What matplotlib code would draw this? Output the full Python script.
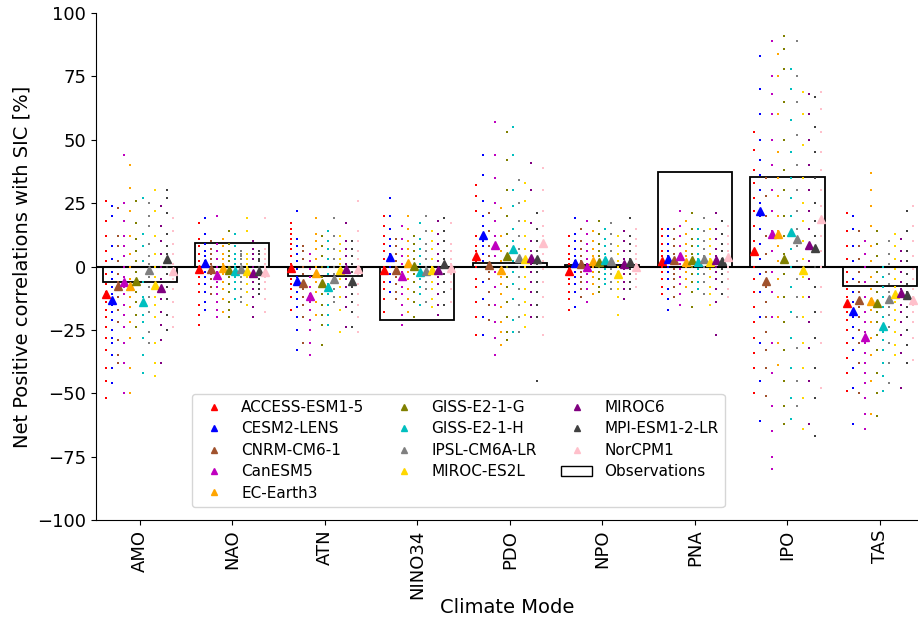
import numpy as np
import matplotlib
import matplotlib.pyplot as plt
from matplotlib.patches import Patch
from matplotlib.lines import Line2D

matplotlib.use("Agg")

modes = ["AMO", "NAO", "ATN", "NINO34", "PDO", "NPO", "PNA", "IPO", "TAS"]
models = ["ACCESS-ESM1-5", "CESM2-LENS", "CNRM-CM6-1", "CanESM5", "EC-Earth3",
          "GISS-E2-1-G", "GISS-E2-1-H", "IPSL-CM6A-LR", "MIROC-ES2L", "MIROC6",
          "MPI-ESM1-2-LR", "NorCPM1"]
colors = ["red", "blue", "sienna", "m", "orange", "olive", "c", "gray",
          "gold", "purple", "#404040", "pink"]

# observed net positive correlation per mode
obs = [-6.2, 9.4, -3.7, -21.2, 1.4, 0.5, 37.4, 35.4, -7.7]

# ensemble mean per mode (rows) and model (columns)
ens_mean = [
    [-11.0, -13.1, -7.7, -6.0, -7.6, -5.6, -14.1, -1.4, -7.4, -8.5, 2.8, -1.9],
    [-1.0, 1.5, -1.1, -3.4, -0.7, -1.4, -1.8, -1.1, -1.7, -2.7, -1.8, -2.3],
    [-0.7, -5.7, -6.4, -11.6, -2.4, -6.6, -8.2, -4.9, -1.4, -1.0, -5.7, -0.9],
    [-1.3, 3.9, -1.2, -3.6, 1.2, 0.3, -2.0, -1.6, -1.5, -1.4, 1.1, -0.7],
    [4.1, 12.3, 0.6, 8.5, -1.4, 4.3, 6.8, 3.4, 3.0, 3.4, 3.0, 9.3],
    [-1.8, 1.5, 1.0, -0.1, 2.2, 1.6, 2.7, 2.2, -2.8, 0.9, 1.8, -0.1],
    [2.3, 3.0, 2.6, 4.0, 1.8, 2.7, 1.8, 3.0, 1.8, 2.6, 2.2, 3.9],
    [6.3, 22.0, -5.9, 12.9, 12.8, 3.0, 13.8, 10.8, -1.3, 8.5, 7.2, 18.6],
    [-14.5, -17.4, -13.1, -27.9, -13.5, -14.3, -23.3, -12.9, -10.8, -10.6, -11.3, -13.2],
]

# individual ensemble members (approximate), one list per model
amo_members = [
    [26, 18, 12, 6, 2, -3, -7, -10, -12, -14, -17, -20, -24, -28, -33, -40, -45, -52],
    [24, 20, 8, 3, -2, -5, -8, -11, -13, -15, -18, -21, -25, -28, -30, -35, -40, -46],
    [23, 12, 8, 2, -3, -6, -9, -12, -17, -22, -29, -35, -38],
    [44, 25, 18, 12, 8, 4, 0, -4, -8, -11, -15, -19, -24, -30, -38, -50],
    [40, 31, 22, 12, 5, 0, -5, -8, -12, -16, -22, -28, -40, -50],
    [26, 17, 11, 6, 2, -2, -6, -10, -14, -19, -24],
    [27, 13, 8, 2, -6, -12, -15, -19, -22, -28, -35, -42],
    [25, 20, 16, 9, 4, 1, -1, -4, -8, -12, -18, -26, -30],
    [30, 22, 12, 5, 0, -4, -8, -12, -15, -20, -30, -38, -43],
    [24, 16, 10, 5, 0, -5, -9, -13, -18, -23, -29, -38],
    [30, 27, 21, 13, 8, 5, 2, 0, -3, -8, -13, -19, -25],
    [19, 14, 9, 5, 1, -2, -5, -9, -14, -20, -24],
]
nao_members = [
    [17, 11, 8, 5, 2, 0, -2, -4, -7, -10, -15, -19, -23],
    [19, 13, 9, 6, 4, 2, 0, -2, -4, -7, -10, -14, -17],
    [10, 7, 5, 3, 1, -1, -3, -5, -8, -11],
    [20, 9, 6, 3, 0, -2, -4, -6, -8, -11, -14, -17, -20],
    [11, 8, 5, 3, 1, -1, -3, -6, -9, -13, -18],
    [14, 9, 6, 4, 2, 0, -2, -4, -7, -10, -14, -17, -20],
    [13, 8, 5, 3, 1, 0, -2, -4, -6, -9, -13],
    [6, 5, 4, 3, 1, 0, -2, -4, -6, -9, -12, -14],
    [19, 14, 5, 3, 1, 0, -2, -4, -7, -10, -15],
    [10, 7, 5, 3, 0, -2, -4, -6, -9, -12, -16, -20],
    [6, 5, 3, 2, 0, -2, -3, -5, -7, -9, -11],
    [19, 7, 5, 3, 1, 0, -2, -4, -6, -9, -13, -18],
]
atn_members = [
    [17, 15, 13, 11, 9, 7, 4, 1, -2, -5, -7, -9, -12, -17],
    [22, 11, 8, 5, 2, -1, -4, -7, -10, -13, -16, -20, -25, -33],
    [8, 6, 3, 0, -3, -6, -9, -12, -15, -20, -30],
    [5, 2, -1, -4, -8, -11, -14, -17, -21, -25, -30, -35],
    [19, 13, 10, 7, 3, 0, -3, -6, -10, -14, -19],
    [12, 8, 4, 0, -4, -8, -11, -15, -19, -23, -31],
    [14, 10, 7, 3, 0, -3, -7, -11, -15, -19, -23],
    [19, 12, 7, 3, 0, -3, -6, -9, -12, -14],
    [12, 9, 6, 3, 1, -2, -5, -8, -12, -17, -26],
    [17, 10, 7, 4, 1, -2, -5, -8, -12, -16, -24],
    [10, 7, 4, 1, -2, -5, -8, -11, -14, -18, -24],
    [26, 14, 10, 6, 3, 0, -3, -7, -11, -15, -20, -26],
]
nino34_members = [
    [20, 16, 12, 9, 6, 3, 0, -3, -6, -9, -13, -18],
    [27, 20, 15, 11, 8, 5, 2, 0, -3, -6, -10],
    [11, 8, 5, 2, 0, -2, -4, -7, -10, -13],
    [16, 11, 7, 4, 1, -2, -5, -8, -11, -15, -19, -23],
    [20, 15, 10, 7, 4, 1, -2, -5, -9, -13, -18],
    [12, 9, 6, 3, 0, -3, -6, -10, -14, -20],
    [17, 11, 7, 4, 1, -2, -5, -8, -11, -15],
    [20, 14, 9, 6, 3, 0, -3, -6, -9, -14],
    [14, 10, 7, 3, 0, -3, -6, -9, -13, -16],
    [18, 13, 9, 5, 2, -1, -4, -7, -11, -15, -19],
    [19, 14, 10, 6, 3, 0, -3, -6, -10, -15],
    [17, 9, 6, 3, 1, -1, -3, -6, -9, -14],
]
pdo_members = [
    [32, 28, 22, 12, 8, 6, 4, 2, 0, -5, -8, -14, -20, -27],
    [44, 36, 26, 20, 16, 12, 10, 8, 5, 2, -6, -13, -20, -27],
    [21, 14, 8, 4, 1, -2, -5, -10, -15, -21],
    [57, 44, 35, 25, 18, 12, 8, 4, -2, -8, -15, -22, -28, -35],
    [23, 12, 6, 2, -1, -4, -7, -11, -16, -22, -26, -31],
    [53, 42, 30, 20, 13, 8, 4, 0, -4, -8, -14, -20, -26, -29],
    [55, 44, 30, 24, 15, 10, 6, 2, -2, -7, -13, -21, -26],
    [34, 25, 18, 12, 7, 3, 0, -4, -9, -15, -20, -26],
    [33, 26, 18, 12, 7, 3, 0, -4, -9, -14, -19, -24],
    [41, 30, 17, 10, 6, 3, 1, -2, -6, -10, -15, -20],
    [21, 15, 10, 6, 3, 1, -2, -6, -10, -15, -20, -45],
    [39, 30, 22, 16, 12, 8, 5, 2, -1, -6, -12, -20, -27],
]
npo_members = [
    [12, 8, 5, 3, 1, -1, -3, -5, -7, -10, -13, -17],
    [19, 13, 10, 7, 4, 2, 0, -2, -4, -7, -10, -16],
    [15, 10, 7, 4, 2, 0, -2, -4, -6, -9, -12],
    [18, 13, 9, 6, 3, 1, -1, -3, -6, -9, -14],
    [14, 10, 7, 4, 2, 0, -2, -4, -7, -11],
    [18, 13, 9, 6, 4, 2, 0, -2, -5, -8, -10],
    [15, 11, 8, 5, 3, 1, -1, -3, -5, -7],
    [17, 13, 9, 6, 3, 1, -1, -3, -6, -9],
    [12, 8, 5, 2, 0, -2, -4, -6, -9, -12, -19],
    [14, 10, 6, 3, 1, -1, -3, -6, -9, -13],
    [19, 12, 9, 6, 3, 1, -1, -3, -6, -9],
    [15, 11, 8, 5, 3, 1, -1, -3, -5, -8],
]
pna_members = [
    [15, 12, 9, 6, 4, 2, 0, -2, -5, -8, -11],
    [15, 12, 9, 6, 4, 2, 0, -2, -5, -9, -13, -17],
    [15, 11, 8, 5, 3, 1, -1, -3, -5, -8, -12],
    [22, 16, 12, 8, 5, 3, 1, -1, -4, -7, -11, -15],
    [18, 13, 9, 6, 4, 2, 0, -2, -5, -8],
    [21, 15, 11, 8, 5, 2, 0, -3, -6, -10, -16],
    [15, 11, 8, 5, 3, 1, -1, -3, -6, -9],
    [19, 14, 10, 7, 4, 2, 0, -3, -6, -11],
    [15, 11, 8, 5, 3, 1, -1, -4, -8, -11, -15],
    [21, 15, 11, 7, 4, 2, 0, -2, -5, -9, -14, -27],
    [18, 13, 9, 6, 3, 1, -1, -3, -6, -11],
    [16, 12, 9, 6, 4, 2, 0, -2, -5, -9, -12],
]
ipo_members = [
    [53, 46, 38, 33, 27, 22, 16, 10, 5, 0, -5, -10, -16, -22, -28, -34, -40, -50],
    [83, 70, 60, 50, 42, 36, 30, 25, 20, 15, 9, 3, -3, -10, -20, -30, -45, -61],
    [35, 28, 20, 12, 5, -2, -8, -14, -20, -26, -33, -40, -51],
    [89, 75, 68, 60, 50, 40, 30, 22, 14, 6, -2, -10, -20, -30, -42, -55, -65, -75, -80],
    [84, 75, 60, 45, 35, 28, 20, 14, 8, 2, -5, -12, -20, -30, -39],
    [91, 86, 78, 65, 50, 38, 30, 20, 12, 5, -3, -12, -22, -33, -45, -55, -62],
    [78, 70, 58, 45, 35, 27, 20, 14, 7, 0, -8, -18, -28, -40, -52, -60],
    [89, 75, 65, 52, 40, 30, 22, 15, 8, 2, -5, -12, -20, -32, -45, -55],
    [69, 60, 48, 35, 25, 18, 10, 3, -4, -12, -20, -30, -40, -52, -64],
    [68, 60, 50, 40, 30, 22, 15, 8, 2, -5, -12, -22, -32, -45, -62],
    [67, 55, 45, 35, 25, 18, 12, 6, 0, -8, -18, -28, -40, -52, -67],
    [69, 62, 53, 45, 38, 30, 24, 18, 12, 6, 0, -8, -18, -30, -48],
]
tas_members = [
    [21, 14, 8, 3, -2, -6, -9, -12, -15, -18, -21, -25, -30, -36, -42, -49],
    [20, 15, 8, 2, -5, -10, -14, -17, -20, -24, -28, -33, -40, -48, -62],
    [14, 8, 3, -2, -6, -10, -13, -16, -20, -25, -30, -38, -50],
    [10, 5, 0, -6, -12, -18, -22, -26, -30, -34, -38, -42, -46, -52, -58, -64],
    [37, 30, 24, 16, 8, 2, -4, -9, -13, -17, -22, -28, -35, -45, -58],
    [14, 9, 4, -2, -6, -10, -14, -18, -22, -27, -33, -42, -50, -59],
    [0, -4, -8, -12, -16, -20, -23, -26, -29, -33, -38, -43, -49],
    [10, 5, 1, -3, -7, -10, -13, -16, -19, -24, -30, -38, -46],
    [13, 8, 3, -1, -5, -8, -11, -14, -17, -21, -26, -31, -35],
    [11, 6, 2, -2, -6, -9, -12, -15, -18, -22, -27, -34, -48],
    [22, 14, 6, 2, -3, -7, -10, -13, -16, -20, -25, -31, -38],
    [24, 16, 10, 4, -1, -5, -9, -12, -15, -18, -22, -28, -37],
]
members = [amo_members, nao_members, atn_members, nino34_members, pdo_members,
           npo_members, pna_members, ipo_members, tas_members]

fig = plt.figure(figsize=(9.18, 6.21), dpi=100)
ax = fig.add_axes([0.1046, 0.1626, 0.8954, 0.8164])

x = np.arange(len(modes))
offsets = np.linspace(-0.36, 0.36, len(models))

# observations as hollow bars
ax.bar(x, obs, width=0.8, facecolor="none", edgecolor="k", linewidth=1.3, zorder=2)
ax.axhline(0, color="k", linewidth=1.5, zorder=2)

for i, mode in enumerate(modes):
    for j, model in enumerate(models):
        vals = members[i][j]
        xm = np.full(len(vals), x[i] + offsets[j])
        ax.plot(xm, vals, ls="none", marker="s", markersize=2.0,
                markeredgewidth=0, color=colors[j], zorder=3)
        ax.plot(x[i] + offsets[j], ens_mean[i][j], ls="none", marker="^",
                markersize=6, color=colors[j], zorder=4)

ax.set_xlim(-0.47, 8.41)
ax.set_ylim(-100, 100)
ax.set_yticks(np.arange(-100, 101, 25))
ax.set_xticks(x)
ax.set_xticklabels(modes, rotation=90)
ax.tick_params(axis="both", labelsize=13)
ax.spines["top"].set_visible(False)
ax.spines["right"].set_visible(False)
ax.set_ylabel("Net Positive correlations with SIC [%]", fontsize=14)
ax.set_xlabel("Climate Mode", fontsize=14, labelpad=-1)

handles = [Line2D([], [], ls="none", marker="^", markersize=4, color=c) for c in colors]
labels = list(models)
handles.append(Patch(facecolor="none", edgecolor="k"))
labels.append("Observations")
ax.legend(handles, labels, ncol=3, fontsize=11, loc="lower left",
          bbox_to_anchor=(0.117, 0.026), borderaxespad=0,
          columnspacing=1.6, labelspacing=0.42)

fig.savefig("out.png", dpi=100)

### YOUR INSTRUCTIONS
Repeat the lines of the listing above verbatim, beginning at its first line and ending at the line containing "obs = [-6.2, 9.4, -3.7, -21.2, 1.4, 0.5, 37.4, 35.4, -7.7]", which is included. Omit pictures.

### SOLUTION TO THIS TASK
What matplotlib code would draw this? Output the full Python script.
import numpy as np
import matplotlib
import matplotlib.pyplot as plt
from matplotlib.patches import Patch
from matplotlib.lines import Line2D

matplotlib.use("Agg")

modes = ["AMO", "NAO", "ATN", "NINO34", "PDO", "NPO", "PNA", "IPO", "TAS"]
models = ["ACCESS-ESM1-5", "CESM2-LENS", "CNRM-CM6-1", "CanESM5", "EC-Earth3",
          "GISS-E2-1-G", "GISS-E2-1-H", "IPSL-CM6A-LR", "MIROC-ES2L", "MIROC6",
          "MPI-ESM1-2-LR", "NorCPM1"]
colors = ["red", "blue", "sienna", "m", "orange", "olive", "c", "gray",
          "gold", "purple", "#404040", "pink"]

# observed net positive correlation per mode
obs = [-6.2, 9.4, -3.7, -21.2, 1.4, 0.5, 37.4, 35.4, -7.7]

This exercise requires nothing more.